For the past three years, the WOTUS rule has been hung up by dozens of lawsuits and legal procedures across the country, but now a court has been asked to rule on the constitutionality of WOTUS.
This summer, the AFBF filed a motion for summary judgement, asking the U.S. District Court for the Southern District of Georgia to invalidate the rule, claiming it was unconstitutional and violated the administrative procedures act.
On behalf of the National Wildlife Federation and One Hundred Miles, the Southern Environmental Law Center filed a motion for summary judgement this week, arguing in favor of the 2015 rule based on the science used in drafting the rule.
A motion for summary judgement asks a court to issue a ruling based on agreed-upon facts in a case.
"No one seriously disputes that Justice (Anthony) Kennedy held that waters are covered under the Clean Water Act if they have a 'significant nexus' to primary waters," the latest motion said.
"The question, then, is whether the agencies had a sufficient scientific basis for identifying waters under the Clean Water Rule as having a 'significant nexus' -- as defined by Justice Kennedy -- to primary waters. The agencies' position that they did is supported by more than 1,200 scientific publications and confirmed by 27 of the nation's top scientists, among other things."
Earlier this summer, the AFBF asked the Georgia court to throw out the rule. The group argued the rule expands federal authority over waters beyond what the Clean Water Act allows and is unconstitutional. In addition, AFBF argues EPA violated the Administrative Procedures Act by not reopening a public comment period after making "fundamental changes to the proposed rule and withheld the key scientific report on which the rule rested until after the comment period closed."

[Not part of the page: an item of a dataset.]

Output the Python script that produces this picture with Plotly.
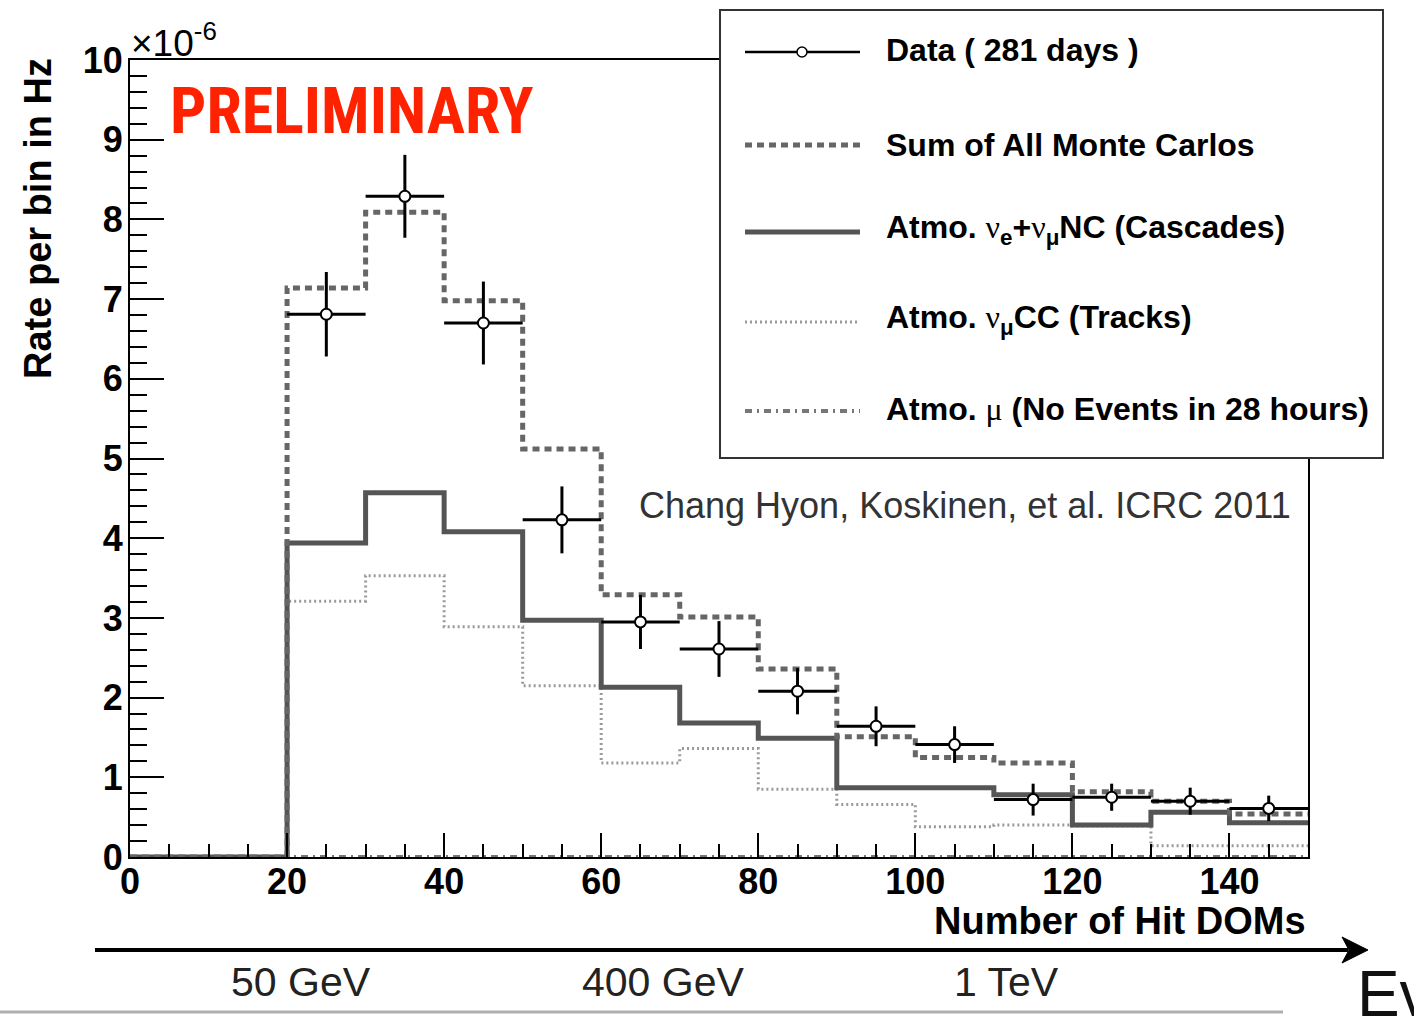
import plotly.graph_objects as go

# ---------------- data (rates in units of 1e-6 Hz) ----------------
bin_edges = [0, 20, 30, 40, 50, 60, 70, 80, 90, 100, 110, 120, 130, 140, 150]
mc_sum    = [0, 7.14, 8.09, 6.98, 5.12, 3.29, 3.01, 2.36, 1.51, 1.25, 1.18, 0.82, 0.70, 0.54]
cascades  = [0, 3.94, 4.57, 4.08, 2.97, 2.13, 1.68, 1.49, 0.87, 0.87, 0.78, 0.40, 0.56, 0.43]
tracks    = [0, 3.21, 3.53, 2.89, 2.15, 1.18, 1.36, 0.85, 0.66, 0.38, 0.40, 0.39, 0.14, 0.14]
atmo_mu   = [0, 0, 0, 0, 0, 0, 0, 0, 0, 0, 0, 0, 0, 0]

data_x    = [25, 35, 45, 55, 65, 75, 85, 95, 105, 115, 125, 135, 145]
data_y    = [6.81, 8.29, 6.70, 4.23, 2.95, 2.61, 2.08, 1.64, 1.41, 0.72, 0.75, 0.70, 0.61]
data_err  = [0.53, 0.52, 0.52, 0.42, 0.34, 0.35, 0.29, 0.25, 0.23, 0.20, 0.17, 0.17, 0.16]
data_xerr = [5] * len(data_x)

legend_labels = [
    "Data ( 281 days )",
    "Sum of All Monte Carlos",
    "Atmo. <span style='font-family:Liberation Serif;font-weight:normal'>ν</span><sub>e</sub>+"
    "<span style='font-family:Liberation Serif;font-weight:normal'>ν</span><sub>μ</sub>NC (Cascades)",
    "Atmo. <span style='font-family:Liberation Serif;font-weight:normal'>ν</span><sub>μ</sub>CC (Tracks)",
    "Atmo. <span style='font-family:Liberation Serif;font-weight:normal'>μ</span> (No Events in 28 hours)",
]
energy_labels = ["50 GeV", "400 GeV", "1 TeV"]

W, H = 1414, 1018
L, R, T, B = 130, 106, 60, 161
PW, PH = W - L - R, H - T - B


def px(x):
    return (x - L) / PW


def py(y):
    return (H - B - y) / PH


def step(vals):
    return vals + [vals[-1]]


fig = go.Figure()

fig.add_trace(go.Scatter(x=bin_edges, y=step(tracks), mode="lines", line_shape="hv",
                         line=dict(color="#9a9a9a", width=3, dash="2px,3px"), showlegend=False))
fig.add_trace(go.Scatter(x=bin_edges, y=step(atmo_mu), mode="lines", line_shape="hv",
                         line=dict(color="#777777", width=4, dash="7px,5px,2px,5px"), showlegend=False))
fig.add_trace(go.Scatter(x=bin_edges, y=step(cascades), mode="lines", line_shape="hv",
                         line=dict(color="#555555", width=5), showlegend=False))
fig.add_trace(go.Scatter(x=bin_edges, y=step(mc_sum), mode="lines", line_shape="hv",
                         line=dict(color="#666666", width=5, dash="7px,5px"), showlegend=False))
fig.add_trace(go.Scatter(
    x=data_x, y=data_y, mode="markers",
    marker=dict(symbol="circle", size=11, color="white", line=dict(color="black", width=2)),
    error_y=dict(type="data", array=data_err, color="black", thickness=3, width=0),
    error_x=dict(type="data", array=data_xerr, color="black", thickness=3, width=0),
    showlegend=False, cliponaxis=False))

shapes = []
# legend box
shapes.append(dict(type="rect", xref="paper", yref="paper", x0=px(720), x1=px(1383), y0=py(458), y1=py(10),
                   fillcolor="white", line=dict(color="#333333", width=2), layer="above"))
rows = [52, 145, 232, 322, 411]
styles = [dict(color="black", width=2.5),
          dict(color="#666666", width=5, dash="7px,5px"),
          dict(color="#555555", width=5),
          dict(color="#9a9a9a", width=3, dash="2px,3px"),
          dict(color="#777777", width=4, dash="7px,5px,2px,5px")]
for r, st in zip(rows, styles):
    shapes.append(dict(type="line", xref="paper", yref="paper", x0=px(745), x1=px(860), y0=py(r), y1=py(r),
                       line=st, layer="above"))
shapes.append(dict(type="circle", xref="paper", yref="paper", x0=px(797), x1=px(807), y0=py(57), y1=py(47),
                   fillcolor="white", line=dict(color="black", width=1.5), layer="above"))
# bottom arrow and separator
shapes.append(dict(type="line", xref="paper", yref="paper", x0=px(95), x1=px(1348), y0=py(950), y1=py(950),
                   line=dict(color="black", width=4), layer="above"))
shapes.append(dict(type="path", xref="paper", yref="paper",
                   path=f"M{px(1368)},{py(950)} L{px(1342)},{py(937)} L{px(1349)},{py(950)} L{px(1342)},{py(963)} Z",
                   fillcolor="black", line=dict(color="black", width=1), layer="above"))
shapes.append(dict(type="line", xref="paper", yref="paper", x0=px(0), x1=px(1283), y0=py(1012), y1=py(1012),
                   line=dict(color="#b0b0b0", width=3), layer="above"))

ann = []
bold = dict(family="Liberation Sans, Arial, sans-serif", color="black", weight="bold")
for r, lab in zip([50, 145, 229, 319, 409], legend_labels):
    ann.append(dict(xref="paper", yref="paper", x=px(884), y=py(r), xanchor="left", yanchor="middle",
                    text=lab, showarrow=False, font=dict(size=32, **bold)))
ann.append(dict(xref="paper", yref="paper", x=px(352), y=py(111), xanchor="center", yanchor="middle",
                text="PRELIMINARY", showarrow=False,
                font=dict(family="Liberation Sans Narrow, Roboto Condensed, DejaVu Sans Condensed, sans-serif",
                          size=64, color="#ff2200", weight="bold")))
ann.append(dict(xref="paper", yref="paper", x=px(965), y=py(506), xanchor="center", yanchor="middle",
                text="Chang Hyon, Koskinen, et al. ICRC 2011", showarrow=False,
                font=dict(family="Liberation Sans, Arial, sans-serif", size=36, color="#333333")))
ann.append(dict(xref="paper", yref="paper", x=px(1308), y=py(921), xanchor="right", yanchor="middle",
                text="Number of Hit DOMs", showarrow=False, font=dict(size=38, **bold)))
ann.append(dict(xref="paper", yref="paper", x=px(38), y=py(219), xanchor="center", yanchor="middle",
                text="Rate per bin in Hz", textangle=-90, showarrow=False, font=dict(size=38, **bold)))
ann.append(dict(xref="paper", yref="paper", x=px(129), y=py(41), xanchor="left", yanchor="middle",
                text="×10<sup>-6</sup>", showarrow=False,
                font=dict(family="Liberation Sans, Arial, sans-serif", size=37, color="black")))
for xc, lab in zip([301, 663, 1006], energy_labels):
    ann.append(dict(xref="paper", yref="paper", x=px(xc), y=py(982), xanchor="center", yanchor="middle",
                    text=lab, showarrow=False,
                    font=dict(family="Liberation Sans, Arial, sans-serif", size=41, color="#222222")))
ann.append(dict(xref="paper", yref="paper", x=px(1355), y=py(994), xanchor="left", yanchor="middle",
                text="Eν", showarrow=False,
                font=dict(family="Liberation Sans, Arial, sans-serif", size=64, color="#111111")))

axis_common = dict(showline=True, linecolor="black", linewidth=2, mirror=True, showgrid=False,
                   zeroline=False, ticks="inside", tickcolor="black", tickwidth=2,
                   tickfont=dict(family="Liberation Sans, Arial, sans-serif", size=36, color="black",
                                 weight="bold"))

fig.update_layout(
    width=W, height=H, margin=dict(l=L, r=R, t=T, b=B),
    paper_bgcolor="white", plot_bgcolor="white", showlegend=False,
    xaxis=dict(range=[0, 150], tickmode="linear", tick0=0, dtick=20, ticklen=24, ticklabelstandoff=-8,
               minor=dict(dtick=5, ticklen=13, ticks="inside", tickcolor="black", tickwidth=2),
               **axis_common),
    yaxis=dict(range=[0, 10], tickmode="linear", tick0=0, dtick=1, ticklen=34, ticklabelstandoff=-2,
               minor=dict(dtick=0.2, ticklen=17, ticks="inside", tickcolor="black", tickwidth=2),
               **axis_common),
    shapes=shapes, annotations=ann,
)

fig.write_html("out.html")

After the U.S. Supreme Court ruled legal challenges to the rule belong at the district court level, district court cases previously on hold resumed. A national stay on the rule expired when the Supreme Court rendered its decision.
A number of court and government actions have been taken this year on the WOTUS rule, including:
-- In January 2018, the EPA finalized a rule to delay the 2015 rule by two years to allow for an agency rewrite.
-- In February, attorneys general in 10 states sued EPA alleging the rule to delay was unlawful.
-- Also in February, the AFBF and other agriculture groups asked a court in Texas for a national preliminary injunction to prevent the 2015 rule from taking effect.
-- In June, the same district court in Georgia issued a preliminary injunction against WOTUS in 11 states.
-- In August, a federal judge in the U.S. District Court for the District of South Carolina ruled EPA did not follow the Administrative Procedures Act in finalizing its rule to delay the 2015 WOTUS for two years. As a result, the rule took effect in 26 states. That meant the rule was on hold in 24 states.
-- Also in August, the AFBF asked an appeals court in Virginia to stay the ruling in South Carolina.
-- At the end of August, the AFBF asked the Georgia court to issue a national injunction to prevent the 2015 rule from taking effect.
-- After a series of additional court actions, the rule now is in effect in 22 states and on hold in 28.